3つ目はどのように意思決定したかを記録しておくこと。「組織体制に関連しますが、取締役会がない企業もあるでしょう。あとでどのように意思決定をしたのか振り返れるよう、メモでも良いので記録を残しておくことをおすすめします」。
4つ目は労務を管理すること。「IPO間近になると大なり小なり問題になります。早めに社労士(社会保険労務士)と話をしてください」。
そして、5つ目はIPOのマーケット環境を理解していくこと。「2020年半ばから2021年後半にかけて1,000ポイントを超えていた東証グロース市場250指数は、現在700ポイント台となっています。マーケット環境は資金調達の環境でもあります。私がVC(ベンチャーキャピタル)であれば、時価総額が100億円の会社に対しては1億円出資できるでしょう。ただ、環境が悪化し、時価総額が50億円や30億円にしかならないのであれば『なんとか5,000万円だったら出資できるかな? どうだろう?』こう思うわけです」。
インセンティブプランで貫くべきはフェアネス
続いて、コタエル信託の布施が「優秀な人材を獲得するためのインセンティブプラン」について解説しました。
布施 弘之(ふせ ひろゆき):1988年慶應義塾大学卒業後、国内証券会社で10年以上専門法人業務に従事。その後BNPパリバ証券法人部長、ドイツ証券ディレクター、UBS銀行ディレクター等を歴任し、2018年よりスタートアップにて大手総合商社との暗号資産開発に参画資本政策も担う。2022年にコタエル信託入社。
2022年に「スタートアップ育成5か年計画」が策定され、スタートアップ・エコシステムの創出やオープンイノベーションの推進に関する具体的な方針が示されました。国を挙げてのスタートアップ支援が加速するなか、鍵となってくるのが優秀な人材の採用です。
米ギャラップ社が2023年に公表した調査によると、日本企業における「やる気あふれる社員の割合」はわずか5%です。そういった環境のなか、優秀な人材を採用し、モチベーションを保つためには何が重要なのでしょうか。布施は3つあると語ります。
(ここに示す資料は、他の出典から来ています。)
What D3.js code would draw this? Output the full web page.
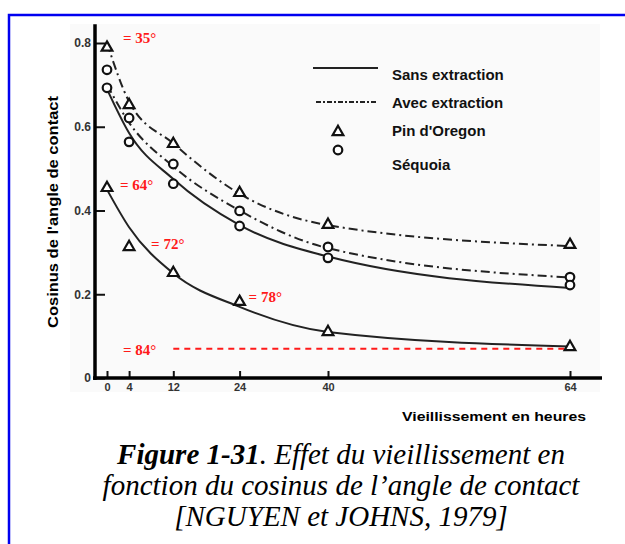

「まず1つ目は人事制度を整え、安心して働ける環境を作ること。2つ目は客観的な評価制度とインセンティブプランを設計すること。貢献に応じて待遇の優劣をつけ、旧来の減点主義評価ではなく加点主義評価を取り入れていきましょう。3つ目は会社にフィットしない人材には早期に次のキャリアの道を開くこと。数年で事業の規模が変わるスタートアップでは、どんなに優秀な人材でもフィットしなくなってくるケースは存在します」。
インセンティブプランには金銭・株式・ストックオプションが主に用いられます。事業への積極的な投資を行う必要のあるスタートアップでは、賞与をはじめとする金銭報酬と併せ、手元の流動性を厚くしつつ株式上場まで従業員が頑張るための動機を作ることができるストックオプションが多く用いられています。
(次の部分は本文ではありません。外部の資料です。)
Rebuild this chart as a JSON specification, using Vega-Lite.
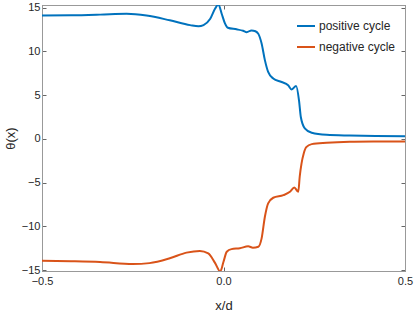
{
  "$schema": "https://vega.github.io/schema/vega-lite/v6.json",
  "width": 363,
  "height": 266,
  "autosize": {"type": "none"},
  "padding": {"left": 42, "top": 5, "right": 10, "bottom": 42},
  "background": "white",
  "config": {
    "view": {"stroke": "#999999", "strokeWidth": 1},
    "font": "Liberation Sans",
    "axis": {"domainColor": "#999999", "tickColor": "#666666", "labelColor": "#262626", "titleColor": "#262626", "labelFontSize": 11, "titleFontSize": 12, "titleFontWeight": "normal", "grid": false, "tickSize": -4, "labelFlush": false}
  },
  "data": {"values": [
    {"x": -0.5, "y": 14.1, "s": "positive cycle"},
    {"x": -0.42, "y": 14.12, "s": "positive cycle"},
    {"x": -0.34, "y": 14.2, "s": "positive cycle"},
    {"x": -0.267, "y": 14.3, "s": "positive cycle"},
    {"x": -0.212, "y": 14.1, "s": "positive cycle"},
    {"x": -0.148, "y": 13.55, "s": "positive cycle"},
    {"x": -0.092, "y": 13.0, "s": "positive cycle"},
    {"x": -0.069, "y": 12.86, "s": "positive cycle"},
    {"x": -0.055, "y": 13.0, "s": "positive cycle"},
    {"x": -0.037, "y": 13.7, "s": "positive cycle"},
    {"x": -0.023, "y": 14.9, "s": "positive cycle"},
    {"x": -0.014, "y": 15.35, "s": "positive cycle"},
    {"x": -0.005, "y": 14.3, "s": "positive cycle"},
    {"x": 0.004, "y": 13.2, "s": "positive cycle"},
    {"x": 0.012, "y": 12.7, "s": "positive cycle"},
    {"x": 0.036, "y": 12.52, "s": "positive cycle"},
    {"x": 0.054, "y": 12.35, "s": "positive cycle"},
    {"x": 0.064, "y": 12.2, "s": "positive cycle"},
    {"x": 0.077, "y": 12.4, "s": "positive cycle"},
    {"x": 0.088, "y": 12.3, "s": "positive cycle"},
    {"x": 0.096, "y": 12.0, "s": "positive cycle"},
    {"x": 0.105, "y": 10.9, "s": "positive cycle"},
    {"x": 0.114, "y": 9.0, "s": "positive cycle"},
    {"x": 0.123, "y": 7.65, "s": "positive cycle"},
    {"x": 0.137, "y": 6.9, "s": "positive cycle"},
    {"x": 0.16, "y": 6.5, "s": "positive cycle"},
    {"x": 0.178, "y": 6.13, "s": "positive cycle"},
    {"x": 0.188, "y": 5.64, "s": "positive cycle"},
    {"x": 0.2, "y": 6.05, "s": "positive cycle"},
    {"x": 0.208, "y": 4.4, "s": "positive cycle"},
    {"x": 0.213, "y": 2.5, "s": "positive cycle"},
    {"x": 0.224, "y": 1.2, "s": "positive cycle"},
    {"x": 0.243, "y": 0.7, "s": "positive cycle"},
    {"x": 0.284, "y": 0.46, "s": "positive cycle"},
    {"x": 0.348, "y": 0.38, "s": "positive cycle"},
    {"x": 0.42, "y": 0.33, "s": "positive cycle"},
    {"x": 0.5, "y": 0.3, "s": "positive cycle"},
    {"x": -0.5, "y": -13.93, "s": "negative cycle"},
    {"x": -0.42, "y": -13.98, "s": "negative cycle"},
    {"x": -0.34, "y": -14.07, "s": "negative cycle"},
    {"x": -0.25, "y": -14.3, "s": "negative cycle"},
    {"x": -0.204, "y": -14.2, "s": "negative cycle"},
    {"x": -0.148, "y": -13.65, "s": "negative cycle"},
    {"x": -0.102, "y": -13.0, "s": "negative cycle"},
    {"x": -0.065, "y": -12.8, "s": "negative cycle"},
    {"x": -0.042, "y": -13.08, "s": "negative cycle"},
    {"x": -0.023, "y": -14.2, "s": "negative cycle"},
    {"x": -0.009, "y": -15.15, "s": "negative cycle"},
    {"x": 0.0, "y": -14.04, "s": "negative cycle"},
    {"x": 0.009, "y": -12.9, "s": "negative cycle"},
    {"x": 0.022, "y": -12.6, "s": "negative cycle"},
    {"x": 0.045, "y": -12.5, "s": "negative cycle"},
    {"x": 0.068, "y": -12.28, "s": "negative cycle"},
    {"x": 0.081, "y": -12.44, "s": "negative cycle"},
    {"x": 0.096, "y": -12.33, "s": "negative cycle"},
    {"x": 0.105, "y": -11.37, "s": "negative cycle"},
    {"x": 0.114, "y": -8.9, "s": "negative cycle"},
    {"x": 0.123, "y": -7.37, "s": "negative cycle"},
    {"x": 0.137, "y": -6.73, "s": "negative cycle"},
    {"x": 0.165, "y": -6.43, "s": "negative cycle"},
    {"x": 0.183, "y": -6.05, "s": "negative cycle"},
    {"x": 0.195, "y": -5.55, "s": "negative cycle"},
    {"x": 0.206, "y": -6.05, "s": "negative cycle"},
    {"x": 0.21, "y": -4.3, "s": "negative cycle"},
    {"x": 0.215, "y": -2.8, "s": "negative cycle"},
    {"x": 0.221, "y": -1.67, "s": "negative cycle"},
    {"x": 0.228, "y": -0.95, "s": "negative cycle"},
    {"x": 0.243, "y": -0.6, "s": "negative cycle"},
    {"x": 0.284, "y": -0.45, "s": "negative cycle"},
    {"x": 0.348, "y": -0.34, "s": "negative cycle"},
    {"x": 0.42, "y": -0.31, "s": "negative cycle"},
    {"x": 0.5, "y": -0.3, "s": "negative cycle"}
  ]},
  "layer": [
    {
      "mark": {"type": "line", "strokeWidth": 2, "interpolate": "monotone", "clip": true},
      "encoding": {
        "x": {"field": "x", "type": "quantitative", "scale": {"domain": [-0.5, 0.5], "nice": false, "zero": false},
              "axis": {"values": [-0.5, 0, 0.5], "title": "x/d", "labelPadding": 8, "titlePadding": 13, "titleFontSize": 13}},
        "y": {"field": "y", "type": "quantitative", "scale": {"domain": [-15.1, 15.3], "nice": false, "zero": false},
              "axis": {"values": [-15, -10, -5, 0, 5, 10, 15], "title": "θ(x)", "labelPadding": 6, "titlePadding": 4, "titleFontSize": 13}},
        "color": {"field": "s", "type": "nominal",
                  "scale": {"domain": ["positive cycle", "negative cycle"], "range": ["#0072BD", "#D95319"]},
                  "legend": {"title": null, "orient": "none", "legendX": 254, "legendY": 11, "symbolType": "stroke", "symbolSize": 324, "symbolStrokeWidth": 2, "labelFontSize": 12, "labelColor": "#262626", "labelOffset": 3, "rowPadding": 5, "padding": 0}}
      }
    },
    {
      "mark": {"type": "line", "strokeOpacity": 0},
      "encoding": {
        "x": {"field": "x", "type": "quantitative", "axis": {"orient": "top", "values": [-0.5, 0, 0.5], "labels": false, "title": null}},
        "y": {"field": "y", "type": "quantitative", "axis": {"orient": "right", "values": [-15, -10, -5, 0, 5, 10, 15], "labels": false, "title": null}},
        "detail": {"field": "s"}
      }
    }
  ],
  "resolve": {"axis": {"x": "independent", "y": "independent"}}
}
ストックオプションの中でも、期待値に対して交付されるのが「直接発行の税制適格ストックオプション」であり、貢献度に応じて交付されるのが「信託型ストックオプション」であると布施は紹介します。
「直接発行の税制適格ストックオプションは将来の貢献期待値に対し交付されるため、受け取ったあと働かない、いわゆるぶら下がりの役職員が生まれてしまう可能性があります。信託型ストックオプションであれば貢献度を見てから交付できるので、本当に頑張った人に報いることができます。一方で入社時にストックオプションを受け取ることでやる気を出す人もいますので、『金銭報酬』、『直接発行の税制適格ストックオプション』、『税制適格に対応した信託型ストックオプション』をどのように組み合わせるかがポイントとなります」。
布施は繰り返しこう説明します。
「インセンティブプランを導入する場合には、客観的で公正な人事制度・評価制度も併せて検討することが肝要です」。
たとえば、成果を出すがオーナーとはほとんど接点がない Aさんと、成果はあまり出さないもののオーナーと親密なBさんがいたとします。オーナーの恣意的な判断でBさんに多くのストックオプションを付与してしまった結果、Aさんが退職してしまうのならかえって組織に悪い影響をもたらしてしまいます。
「特にストックオプションを活用したインセンティブプランの場合、適切ではない個数を役職員が受け取ってしまうと既得権化し、成果を追わなくなる可能性があります。社内に不協和音が生じることも考えられます。まずは一度専門家に相談してみてはいかがでしょうか」と語り、セミナーを締めくくりました。
これからもコタエル信託は、自治体や金融機関等との協力・連携を通じ、スタートアップ業界の発展に寄与できるよう邁進してまいります。
セミナー終了後は参加者のみなさまと交流しました。